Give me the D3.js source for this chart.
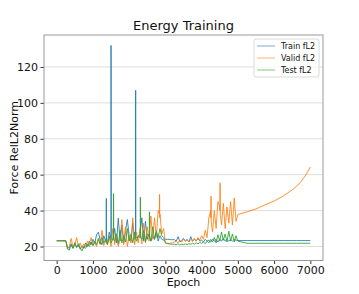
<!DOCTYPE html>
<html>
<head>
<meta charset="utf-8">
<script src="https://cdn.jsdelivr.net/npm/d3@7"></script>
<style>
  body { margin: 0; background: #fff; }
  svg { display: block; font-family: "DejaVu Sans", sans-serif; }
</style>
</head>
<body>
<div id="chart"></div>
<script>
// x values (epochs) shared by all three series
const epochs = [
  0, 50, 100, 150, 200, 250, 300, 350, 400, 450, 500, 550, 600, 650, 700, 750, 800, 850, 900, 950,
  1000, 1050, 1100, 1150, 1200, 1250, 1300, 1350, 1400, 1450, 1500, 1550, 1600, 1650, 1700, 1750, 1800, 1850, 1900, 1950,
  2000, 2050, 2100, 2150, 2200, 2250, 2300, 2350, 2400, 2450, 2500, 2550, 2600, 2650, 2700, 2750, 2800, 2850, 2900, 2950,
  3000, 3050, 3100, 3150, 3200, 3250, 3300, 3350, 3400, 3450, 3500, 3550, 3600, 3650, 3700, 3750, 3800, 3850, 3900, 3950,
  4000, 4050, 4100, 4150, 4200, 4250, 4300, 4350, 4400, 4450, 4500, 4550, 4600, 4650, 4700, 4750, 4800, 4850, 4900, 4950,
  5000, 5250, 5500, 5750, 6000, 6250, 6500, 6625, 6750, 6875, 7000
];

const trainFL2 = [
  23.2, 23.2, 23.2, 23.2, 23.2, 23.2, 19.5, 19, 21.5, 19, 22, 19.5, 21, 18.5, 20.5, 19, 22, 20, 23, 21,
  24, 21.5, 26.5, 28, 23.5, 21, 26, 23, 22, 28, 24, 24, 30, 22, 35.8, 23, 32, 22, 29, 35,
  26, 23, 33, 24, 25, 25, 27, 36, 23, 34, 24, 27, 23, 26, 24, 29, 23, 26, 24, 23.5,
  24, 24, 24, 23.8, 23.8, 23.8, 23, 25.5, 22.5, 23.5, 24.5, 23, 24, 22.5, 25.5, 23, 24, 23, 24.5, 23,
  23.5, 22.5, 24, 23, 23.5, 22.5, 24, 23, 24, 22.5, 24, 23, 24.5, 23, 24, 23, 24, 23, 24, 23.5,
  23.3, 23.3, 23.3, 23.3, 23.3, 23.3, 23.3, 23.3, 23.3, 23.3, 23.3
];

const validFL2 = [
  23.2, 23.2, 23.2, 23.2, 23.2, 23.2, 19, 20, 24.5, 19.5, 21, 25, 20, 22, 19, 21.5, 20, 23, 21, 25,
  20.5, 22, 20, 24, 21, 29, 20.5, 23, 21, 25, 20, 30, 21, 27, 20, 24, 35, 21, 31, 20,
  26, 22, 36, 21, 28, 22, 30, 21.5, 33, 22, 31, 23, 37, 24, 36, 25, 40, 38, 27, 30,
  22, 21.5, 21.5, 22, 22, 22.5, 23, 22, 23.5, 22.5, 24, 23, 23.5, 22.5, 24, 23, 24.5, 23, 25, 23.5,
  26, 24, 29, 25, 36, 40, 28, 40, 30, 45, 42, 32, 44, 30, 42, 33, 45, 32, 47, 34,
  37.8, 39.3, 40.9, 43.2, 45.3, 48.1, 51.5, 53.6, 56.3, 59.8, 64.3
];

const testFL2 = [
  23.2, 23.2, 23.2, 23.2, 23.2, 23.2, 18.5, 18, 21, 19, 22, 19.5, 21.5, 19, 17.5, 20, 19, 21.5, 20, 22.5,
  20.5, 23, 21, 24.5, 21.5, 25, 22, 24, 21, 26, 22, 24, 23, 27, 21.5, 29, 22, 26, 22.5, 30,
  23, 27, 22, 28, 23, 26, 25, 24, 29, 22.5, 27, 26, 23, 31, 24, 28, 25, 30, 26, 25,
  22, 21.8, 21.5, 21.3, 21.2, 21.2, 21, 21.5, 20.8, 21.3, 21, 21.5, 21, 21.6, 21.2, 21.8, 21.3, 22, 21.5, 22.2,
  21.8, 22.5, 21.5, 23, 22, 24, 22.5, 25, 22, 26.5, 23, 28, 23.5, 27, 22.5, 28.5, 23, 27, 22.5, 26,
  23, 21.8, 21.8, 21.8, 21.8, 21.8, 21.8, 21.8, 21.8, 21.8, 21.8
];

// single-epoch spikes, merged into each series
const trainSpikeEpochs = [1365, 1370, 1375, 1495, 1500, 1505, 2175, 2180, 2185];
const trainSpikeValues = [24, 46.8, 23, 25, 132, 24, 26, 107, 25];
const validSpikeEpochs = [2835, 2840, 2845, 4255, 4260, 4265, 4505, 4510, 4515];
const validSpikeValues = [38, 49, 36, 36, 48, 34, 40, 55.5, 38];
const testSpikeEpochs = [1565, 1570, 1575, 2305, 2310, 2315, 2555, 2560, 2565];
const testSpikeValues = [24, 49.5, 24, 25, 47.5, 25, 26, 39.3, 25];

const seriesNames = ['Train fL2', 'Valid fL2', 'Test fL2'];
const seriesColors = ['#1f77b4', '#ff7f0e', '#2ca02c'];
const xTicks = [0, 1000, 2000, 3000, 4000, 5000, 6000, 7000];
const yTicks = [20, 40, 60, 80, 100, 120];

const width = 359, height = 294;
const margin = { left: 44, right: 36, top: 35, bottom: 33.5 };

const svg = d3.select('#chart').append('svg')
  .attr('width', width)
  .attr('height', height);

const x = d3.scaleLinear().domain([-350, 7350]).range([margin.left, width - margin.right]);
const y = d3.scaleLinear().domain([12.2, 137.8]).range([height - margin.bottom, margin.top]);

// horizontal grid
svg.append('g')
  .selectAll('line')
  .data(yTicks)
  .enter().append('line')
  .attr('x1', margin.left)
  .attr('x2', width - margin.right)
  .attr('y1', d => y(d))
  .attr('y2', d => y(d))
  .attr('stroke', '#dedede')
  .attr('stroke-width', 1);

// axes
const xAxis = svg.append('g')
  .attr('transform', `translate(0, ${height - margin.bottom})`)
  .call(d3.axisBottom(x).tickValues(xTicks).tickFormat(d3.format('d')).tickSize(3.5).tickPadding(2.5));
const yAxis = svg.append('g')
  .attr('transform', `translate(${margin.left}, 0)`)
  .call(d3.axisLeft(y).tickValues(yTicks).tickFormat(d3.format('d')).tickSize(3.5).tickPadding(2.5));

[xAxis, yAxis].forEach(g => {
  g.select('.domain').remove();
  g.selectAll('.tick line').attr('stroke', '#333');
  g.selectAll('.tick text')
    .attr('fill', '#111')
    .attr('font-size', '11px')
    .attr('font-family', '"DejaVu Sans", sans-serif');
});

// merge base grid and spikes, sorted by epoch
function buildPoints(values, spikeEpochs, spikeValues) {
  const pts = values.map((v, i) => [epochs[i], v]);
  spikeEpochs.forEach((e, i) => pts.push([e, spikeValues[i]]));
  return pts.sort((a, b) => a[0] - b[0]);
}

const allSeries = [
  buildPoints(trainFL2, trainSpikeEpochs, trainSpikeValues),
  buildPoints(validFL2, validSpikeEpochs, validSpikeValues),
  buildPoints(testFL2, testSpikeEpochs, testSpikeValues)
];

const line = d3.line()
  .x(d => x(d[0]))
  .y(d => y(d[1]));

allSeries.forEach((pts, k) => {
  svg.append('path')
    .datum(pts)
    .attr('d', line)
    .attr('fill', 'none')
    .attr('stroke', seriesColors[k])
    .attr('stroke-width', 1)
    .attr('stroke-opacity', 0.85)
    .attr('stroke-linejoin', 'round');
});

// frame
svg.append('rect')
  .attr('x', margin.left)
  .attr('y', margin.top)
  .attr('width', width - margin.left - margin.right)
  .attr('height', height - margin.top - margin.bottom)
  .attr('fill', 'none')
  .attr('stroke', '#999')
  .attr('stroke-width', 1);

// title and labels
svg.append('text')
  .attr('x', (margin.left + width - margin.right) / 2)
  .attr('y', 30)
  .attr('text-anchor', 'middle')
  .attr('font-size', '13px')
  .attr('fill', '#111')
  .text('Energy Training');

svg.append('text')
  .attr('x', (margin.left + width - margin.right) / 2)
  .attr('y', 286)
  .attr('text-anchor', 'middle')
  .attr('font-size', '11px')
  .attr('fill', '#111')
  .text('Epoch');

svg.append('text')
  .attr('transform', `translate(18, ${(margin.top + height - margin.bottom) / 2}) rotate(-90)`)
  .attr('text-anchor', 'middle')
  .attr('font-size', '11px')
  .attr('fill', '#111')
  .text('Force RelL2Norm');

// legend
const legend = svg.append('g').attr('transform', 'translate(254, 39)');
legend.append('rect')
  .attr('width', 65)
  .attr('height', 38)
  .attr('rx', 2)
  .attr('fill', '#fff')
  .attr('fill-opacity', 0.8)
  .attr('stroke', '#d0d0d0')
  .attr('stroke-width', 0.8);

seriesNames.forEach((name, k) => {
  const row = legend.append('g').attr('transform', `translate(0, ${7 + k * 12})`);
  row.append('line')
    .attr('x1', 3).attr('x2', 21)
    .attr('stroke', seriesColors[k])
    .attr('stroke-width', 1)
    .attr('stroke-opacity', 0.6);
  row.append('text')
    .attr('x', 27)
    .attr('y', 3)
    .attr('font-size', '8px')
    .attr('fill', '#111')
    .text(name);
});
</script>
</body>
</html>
——————————
### Request
Report all lines of the material that contain the word "chart".

### Complete response
Give me the D3.js source for this chart.
<div id="chart"></div>
const svg = d3.select('#chart').append('svg')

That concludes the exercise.